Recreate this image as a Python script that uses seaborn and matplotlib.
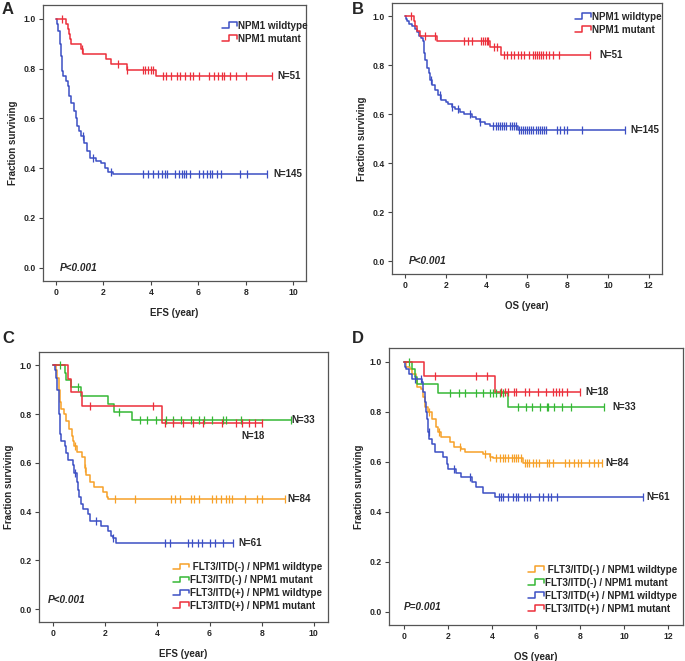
import numpy as np
import matplotlib.pyplot as plt
import seaborn as sns
from matplotlib.lines import Line2D
from matplotlib.legend_handler import HandlerBase

# ---- colours ----
BLUE = '#3c4fc4'
RED = '#ec2f3b'
GREEN = '#35b835'
ORANGE = '#f7a128'

# ---- Panel A: EFS by NPM1 ----
a_wt_t = [0.05, 0.1, 0.15, 0.2, 0.25, 0.3, 0.4, 0.5, 0.55, 0.65, 0.75, 0.85, 0.9, 0.95,
          1.05, 1.2, 1.3, 1.45, 1.7, 1.9, 2.05, 2.2, 2.4]
a_wt_s = [0.98, 0.95, 0.90, 0.85, 0.79, 0.77, 0.75, 0.73, 0.69, 0.66, 0.63, 0.60, 0.57, 0.55,
          0.53, 0.50, 0.47, 0.44, 0.43, 0.42, 0.40, 0.385, 0.375]
a_wt_c = [1.15, 1.55, 2.3, 3.65, 3.9, 4.1, 4.3, 4.45, 4.6, 4.7, 5.0, 5.2, 5.3, 5.4, 5.5, 5.65,
          6.05, 6.2, 6.35, 6.5, 6.6, 6.8, 6.95, 7.75, 8.05, 8.9]
a_mu_t = [0.4, 0.5, 0.55, 0.6, 0.65, 1.05, 1.15, 2.1, 2.3, 3.0, 4.2]
a_mu_s = [0.98, 0.96, 0.94, 0.92, 0.90, 0.88, 0.86, 0.84, 0.82, 0.795, 0.77]
a_mu_c = [0.25, 1.1, 2.6, 3.0, 3.65, 3.75, 3.9, 4.0, 4.1, 4.5, 4.65, 4.85, 5.1, 5.25, 5.45,
          5.65, 5.8, 6.05, 6.45, 6.65, 6.85, 7.0, 7.1, 7.35, 7.6, 8.0, 9.1]

# ---- Panel B: OS by NPM1 ----
b_wt_t = [0.05, 0.1, 0.2, 0.35, 0.45, 0.55, 0.65, 0.75, 0.85, 0.9, 0.92, 0.97, 1.05, 1.15,
          1.2, 1.3, 1.45, 1.6, 1.75, 2.0, 2.1, 2.3, 2.45, 2.7, 2.9, 3.3, 3.5, 3.7, 3.95, 4.2, 5.55]
b_wt_s = [0.99, 0.98, 0.97, 0.96, 0.95, 0.935, 0.92, 0.91, 0.90, 0.88, 0.85, 0.82, 0.79, 0.77,
          0.74, 0.72, 0.70, 0.68, 0.66, 0.65, 0.64, 0.63, 0.62, 0.61, 0.60, 0.59, 0.58, 0.57,
          0.56, 0.55, 0.535]
b_wt_c = [1.25, 1.7, 2.3, 2.6, 3.2, 3.7, 4.3, 4.45, 4.55, 4.65, 4.75, 4.85, 4.95, 5.15, 5.25,
          5.35, 5.45, 5.6, 5.7, 5.8, 5.9, 6.0, 6.1, 6.2, 6.3, 6.45, 6.55, 6.65, 6.75, 6.85,
          6.95, 7.5, 7.65, 7.85, 8.0, 8.7, 10.85]
b_mu_t = [0.4, 0.45, 0.55, 0.72, 1.54, 4.2, 4.72]
b_mu_s = [0.98, 0.96, 0.94, 0.92, 0.90, 0.874, 0.842]
b_mu_c = [0.3, 0.95, 1.45, 2.9, 3.1, 3.3, 3.75, 3.85, 3.95, 4.05, 4.1, 4.35, 4.5, 4.85, 5.0,
          5.2, 5.35, 5.55, 5.7, 5.85, 6.1, 6.3, 6.4, 6.5, 6.6, 6.7, 6.8, 6.95, 7.1, 7.3, 7.6, 9.1]

# ---- Panel C: EFS by FLT3/ITD and NPM1 ----
c_nw_t = [0.1, 0.15, 0.2, 0.25, 0.3, 0.4, 0.5, 0.6, 0.7, 0.75, 0.8, 0.9, 1.1, 1.2, 1.25,
          1.4, 1.55, 1.9, 2.05, 2.1]
c_nw_s = [0.98, 0.95, 0.90, 0.85, 0.82, 0.80, 0.77, 0.74, 0.71, 0.69, 0.67, 0.645, 0.625,
          0.58, 0.55, 0.52, 0.50, 0.48, 0.46, 0.45]
c_nw_c = [0.85, 1.2, 2.38, 3.14, 4.53, 4.66, 4.85, 5.29, 5.42, 5.61, 6.11, 6.24, 6.43, 6.62,
          6.75, 6.87, 7.38, 7.82, 8.01, 8.9]
c_nm_t = [0.45, 0.5, 0.67, 1.08, 2.09, 2.32, 3.04]
c_nm_s = [0.97, 0.94, 0.91, 0.875, 0.84, 0.81, 0.775]
c_nm_c = [0.27, 0.95, 2.54, 3.33, 3.58, 3.96, 4.34, 4.59, 4.91, 5.29, 5.61, 5.8, 6.11, 6.52,
          6.62, 7.19, 9.11]
c_pw_t = [0.05, 0.1, 0.15, 0.2, 0.22, 0.25, 0.3, 0.45, 0.5, 0.55, 0.75, 0.8, 0.9, 0.95, 1.0,
          1.05, 1.15, 1.35, 1.4, 1.85, 2.1, 2.2, 2.3, 2.4]
c_pw_s = [0.98, 0.95, 0.90, 0.85, 0.80, 0.72, 0.69, 0.67, 0.64, 0.61, 0.59, 0.56, 0.52, 0.49,
          0.46, 0.43, 0.41, 0.39, 0.36, 0.34, 0.32, 0.30, 0.29, 0.27]
c_pw_c = [0.85, 1.65, 2.3, 4.3, 4.47, 5.19, 5.33, 5.54, 5.7, 6.0, 6.2, 6.5, 6.9]
c_pm_t = [0.55, 0.67, 1.09, 4.19]
c_pm_s = [0.944, 0.889, 0.833, 0.764]
c_pm_c = [1.4, 3.81, 4.3, 4.6, 4.97, 5.35, 5.73, 6.49, 7.0, 7.25, 7.5, 7.76, 8.01]

# ---- Panel D: OS by FLT3/ITD and NPM1 ----
d_nw_t = [0.1, 0.3, 0.4, 0.55, 0.6, 0.8, 0.9, 0.95, 1.1, 1.3, 1.45, 1.55, 1.7, 2.1, 2.3,
          2.6, 2.8, 3.6, 3.9, 4.05, 5.43]
d_nw_s = [0.98, 0.97, 0.95, 0.93, 0.90, 0.89, 0.86, 0.82, 0.80, 0.77, 0.74, 0.72, 0.70,
          0.68, 0.66, 0.65, 0.64, 0.63, 0.62, 0.615, 0.593]
d_nw_c = [1.15, 1.6, 2.55, 3.7, 3.9, 4.2, 4.35, 4.5, 4.6, 4.75, 4.9, 5.0, 5.1, 5.2, 5.3, 5.5,
          5.6, 5.7, 5.85, 6.0, 6.15, 6.5, 6.6, 6.75, 7.3, 7.5, 7.7, 7.9, 8.05, 8.4, 8.65, 8.8, 9.0]
d_nm_t = [0.4, 0.5, 0.6, 1.55, 4.75]
d_nm_s = [0.97, 0.94, 0.91, 0.875, 0.82]
d_nm_c = [0.25, 2.1, 2.5, 2.8, 3.3, 3.6, 3.9, 4.05, 4.2, 4.35, 4.5, 5.2, 5.55, 5.8, 6.2,
          6.5, 6.55, 6.8, 7.2, 7.6, 9.07]
d_pw_t = [0.05, 0.1, 0.25, 0.4, 0.85, 0.9, 0.95, 1.0, 1.05, 1.12, 1.17, 1.3, 1.4, 1.8, 1.95,
          2.0, 2.38, 2.6, 3.1, 3.28, 3.58, 4.15]
d_pw_s = [0.98, 0.97, 0.95, 0.93, 0.92, 0.88, 0.84, 0.80, 0.77, 0.72, 0.69, 0.67, 0.64,
          0.62, 0.59, 0.57, 0.555, 0.54, 0.52, 0.50, 0.475, 0.46]
d_pw_c = [0.5, 0.8, 1.15, 2.3, 3.0, 4.3, 4.4, 4.5, 4.75, 4.95, 5.1, 5.2, 5.45, 5.6, 5.75,
          6.15, 6.3, 6.55, 6.7, 6.95, 10.83]
d_pm_t = [0.93, 4.15]
d_pm_s = [0.944, 0.88]
d_pm_c = [1.4, 3.3, 3.8, 4.4, 4.6, 4.75, 5.0, 5.1, 5.5, 5.7, 6.1, 6.45, 6.75, 6.9, 7.05,
          7.2, 7.4, 8.0]

npm_labels = ['NPM1 wildtype', 'NPM1 mutant']
combo_labels = [' FLT3/ITD(-) / NPM1 wildtype', 'FLT3/ITD(-) / NPM1 mutant',
                'FLT3/ITD(+) / NPM1 wildtype', 'FLT3/ITD(+) / NPM1 mutant']

sns.set_style('white')
plt.rcParams['font.family'] = ['Liberation Sans', 'DejaVu Sans']
plt.rcParams['font.weight'] = 'bold'


class StepHandler(HandlerBase):
    # little step-shaped legend key, like SPSS draws
    def create_artists(self, legend, orig_handle, xdescent, ydescent, width, height, fontsize, trans):
        x = np.array([0.0, 0.45, 0.45, 1.0, 1.0]) * width - xdescent
        y = np.array([0.1, 0.1, 0.9, 0.9, 0.4]) * height - ydescent
        ln = Line2D(x, y, color=orig_handle.get_color(), lw=1.1)
        ln.set_transform(trans)
        return [ln]


def km(ax, t, s, cens, color):
    end = max(cens)
    xs = [0.0] + list(t) + [end]
    ys = [1.0] + list(s) + [s[-1]]
    sns.lineplot(x=xs, y=ys, drawstyle='steps-post', color=color, lw=1.1,
                 estimator=None, sort=False, ax=ax)
    steps_y = np.array([1.0] + list(s))
    idx = np.searchsorted(np.array(t), np.array(cens), side='right')
    sns.scatterplot(x=cens, y=steps_y[idx], marker='|', s=34, color=color,
                    linewidth=0.9, ax=ax, zorder=3)


def style(ax, xmax, xlabel):
    ax.set_xlim(-0.055 * xmax, xmax * 1.005 + 0.05 * xmax)
    ax.set_ylim(-0.053, 1.055)
    ax.set_xticks(np.arange(0, xmax + 0.1, 2))
    ax.set_yticks(np.arange(0, 1.01, 0.2))
    ax.set_yticklabels([f'{v:.1f}' for v in np.arange(0, 1.01, 0.2)])
    ax.tick_params(direction='out', length=3, width=0.8, color='#444', labelsize=6.2,
                   left=True, bottom=True, pad=2)
    for lab in ax.get_xticklabels() + ax.get_yticklabels():
        lab.set_fontweight('bold')
    for sp in ax.spines.values():
        sp.set_color('#555')
        sp.set_linewidth(0.9)
    ax.set_xlabel(xlabel, fontsize=7, fontweight='bold', labelpad=8)
    ax.set_ylabel('Fraction surviving', fontsize=7, fontweight='bold', labelpad=4)


def legend(ax, colors, labels, **kw):
    hs = [Line2D([0], [0], color=c, label=l) for c, l in zip(colors, labels)]
    ax.legend(handles=hs, handler_map={Line2D: StepHandler()}, frameon=False,
              prop={'size': 7.1, 'weight': 'bold'}, handlelength=1.6, handletextpad=0.1,
              labelspacing=0.3, borderaxespad=0.2, **kw)


fig = plt.figure(figsize=(6.85, 6.61), dpi=100)
axA = fig.add_axes([0.0628, 0.5749, 0.384, 0.4175])
axB = fig.add_axes([0.5723, 0.5855, 0.394, 0.41])
axC = fig.add_axes([0.0569, 0.059, 0.422, 0.4085])
axD = fig.add_axes([0.568, 0.0545, 0.429, 0.419])

# A
km(axA, a_wt_t, a_wt_s, a_wt_c, BLUE)
km(axA, a_mu_t, a_mu_s, a_mu_c, RED)
style(axA, 10, 'EFS (year)')
legend(axA, [BLUE, RED], npm_labels, loc='upper right', bbox_to_anchor=(1.03, 0.965))
axA.text(9.35, 0.77, 'N=51', fontsize=7, fontweight='bold', va='center')
axA.text(9.15, 0.375, 'N=145', fontsize=7, fontweight='bold', va='center')
axA.text(0.15, 0.0, 'P<0.001', fontsize=7.2, fontweight='bold', style='italic', va='center')

# B
km(axB, b_wt_t, b_wt_s, b_wt_c, BLUE)
km(axB, b_mu_t, b_mu_s, b_mu_c, RED)
style(axB, 12, 'OS (year)')
legend(axB, [BLUE, RED], npm_labels, loc='upper right', bbox_to_anchor=(1.02, 0.99))
axB.text(9.55, 0.842, 'N=51', fontsize=7, fontweight='bold', va='center')
axB.text(11.1, 0.535, 'N=145', fontsize=7, fontweight='bold', va='center')
axB.text(0.15, 0.0, 'P<0.001', fontsize=7.2, fontweight='bold', style='italic', va='center')

# C
km(axC, c_nw_t, c_nw_s, c_nw_c, ORANGE)
km(axC, c_nm_t, c_nm_s, c_nm_c, GREEN)
km(axC, c_pw_t, c_pw_s, c_pw_c, BLUE)
km(axC, c_pm_t, c_pm_s, c_pm_c, RED)
style(axC, 10, 'EFS (year)')
legend(axC, [ORANGE, GREEN, BLUE, RED], combo_labels, loc='lower right',
       bbox_to_anchor=(1.0, 0.02))
axC.text(9.15, 0.775, 'N=33', fontsize=7, fontweight='bold', va='center')
axC.text(7.23, 0.71, 'N=18', fontsize=7, fontweight='bold', va='center')
axC.text(9.0, 0.45, 'N=84', fontsize=7, fontweight='bold', va='center')
axC.text(7.1, 0.27, 'N=61', fontsize=7, fontweight='bold', va='center')
axC.text(-0.2, 0.037, 'P<0.001', fontsize=7.2, fontweight='bold', style='italic', va='center')

# D
km(axD, d_nw_t, d_nw_s, d_nw_c, ORANGE)
km(axD, d_nm_t, d_nm_s, d_nm_c, GREEN)
km(axD, d_pw_t, d_pw_s, d_pw_c, BLUE)
km(axD, d_pm_t, d_pm_s, d_pm_c, RED)
style(axD, 12, 'OS (year)')
legend(axD, [ORANGE, GREEN, BLUE, RED], combo_labels, loc='lower right',
       bbox_to_anchor=(1.0, 0.02))
axD.text(8.24, 0.88, 'N=18', fontsize=7, fontweight='bold', va='center')
axD.text(9.44, 0.82, 'N=33', fontsize=7, fontweight='bold', va='center')
axD.text(9.14, 0.593, 'N=84', fontsize=7, fontweight='bold', va='center')
axD.text(11.02, 0.46, 'N=61', fontsize=7, fontweight='bold', va='center')
axD.text(0.0, 0.017, 'P=0.001', fontsize=7.2, fontweight='bold', style='italic', va='center')

for lbl, x, y in [('A', 0.003, 0.997), ('B', 0.514, 0.997), ('C', 0.003, 0.499), ('D', 0.514, 0.499)]:
    fig.text(x, y, lbl, fontsize=12, fontweight='bold', va='top', ha='left')

fig.savefig('out.png', dpi=100)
━━━━━━━━
Written exercise - From the first line above through the line containing "7.3, 7.6, 9.1]", copy everything exactly, without the pictures.

Worked solution -
Recreate this image as a Python script that uses seaborn and matplotlib.
import numpy as np
import matplotlib.pyplot as plt
import seaborn as sns
from matplotlib.lines import Line2D
from matplotlib.legend_handler import HandlerBase

# ---- colours ----
BLUE = '#3c4fc4'
RED = '#ec2f3b'
GREEN = '#35b835'
ORANGE = '#f7a128'

# ---- Panel A: EFS by NPM1 ----
a_wt_t = [0.05, 0.1, 0.15, 0.2, 0.25, 0.3, 0.4, 0.5, 0.55, 0.65, 0.75, 0.85, 0.9, 0.95,
          1.05, 1.2, 1.3, 1.45, 1.7, 1.9, 2.05, 2.2, 2.4]
a_wt_s = [0.98, 0.95, 0.90, 0.85, 0.79, 0.77, 0.75, 0.73, 0.69, 0.66, 0.63, 0.60, 0.57, 0.55,
          0.53, 0.50, 0.47, 0.44, 0.43, 0.42, 0.40, 0.385, 0.375]
a_wt_c = [1.15, 1.55, 2.3, 3.65, 3.9, 4.1, 4.3, 4.45, 4.6, 4.7, 5.0, 5.2, 5.3, 5.4, 5.5, 5.65,
          6.05, 6.2, 6.35, 6.5, 6.6, 6.8, 6.95, 7.75, 8.05, 8.9]
a_mu_t = [0.4, 0.5, 0.55, 0.6, 0.65, 1.05, 1.15, 2.1, 2.3, 3.0, 4.2]
a_mu_s = [0.98, 0.96, 0.94, 0.92, 0.90, 0.88, 0.86, 0.84, 0.82, 0.795, 0.77]
a_mu_c = [0.25, 1.1, 2.6, 3.0, 3.65, 3.75, 3.9, 4.0, 4.1, 4.5, 4.65, 4.85, 5.1, 5.25, 5.45,
          5.65, 5.8, 6.05, 6.45, 6.65, 6.85, 7.0, 7.1, 7.35, 7.6, 8.0, 9.1]

# ---- Panel B: OS by NPM1 ----
b_wt_t = [0.05, 0.1, 0.2, 0.35, 0.45, 0.55, 0.65, 0.75, 0.85, 0.9, 0.92, 0.97, 1.05, 1.15,
          1.2, 1.3, 1.45, 1.6, 1.75, 2.0, 2.1, 2.3, 2.45, 2.7, 2.9, 3.3, 3.5, 3.7, 3.95, 4.2, 5.55]
b_wt_s = [0.99, 0.98, 0.97, 0.96, 0.95, 0.935, 0.92, 0.91, 0.90, 0.88, 0.85, 0.82, 0.79, 0.77,
          0.74, 0.72, 0.70, 0.68, 0.66, 0.65, 0.64, 0.63, 0.62, 0.61, 0.60, 0.59, 0.58, 0.57,
          0.56, 0.55, 0.535]
b_wt_c = [1.25, 1.7, 2.3, 2.6, 3.2, 3.7, 4.3, 4.45, 4.55, 4.65, 4.75, 4.85, 4.95, 5.15, 5.25,
          5.35, 5.45, 5.6, 5.7, 5.8, 5.9, 6.0, 6.1, 6.2, 6.3, 6.45, 6.55, 6.65, 6.75, 6.85,
          6.95, 7.5, 7.65, 7.85, 8.0, 8.7, 10.85]
b_mu_t = [0.4, 0.45, 0.55, 0.72, 1.54, 4.2, 4.72]
b_mu_s = [0.98, 0.96, 0.94, 0.92, 0.90, 0.874, 0.842]
b_mu_c = [0.3, 0.95, 1.45, 2.9, 3.1, 3.3, 3.75, 3.85, 3.95, 4.05, 4.1, 4.35, 4.5, 4.85, 5.0,
          5.2, 5.35, 5.55, 5.7, 5.85, 6.1, 6.3, 6.4, 6.5, 6.6, 6.7, 6.8, 6.95, 7.1, 7.3, 7.6, 9.1]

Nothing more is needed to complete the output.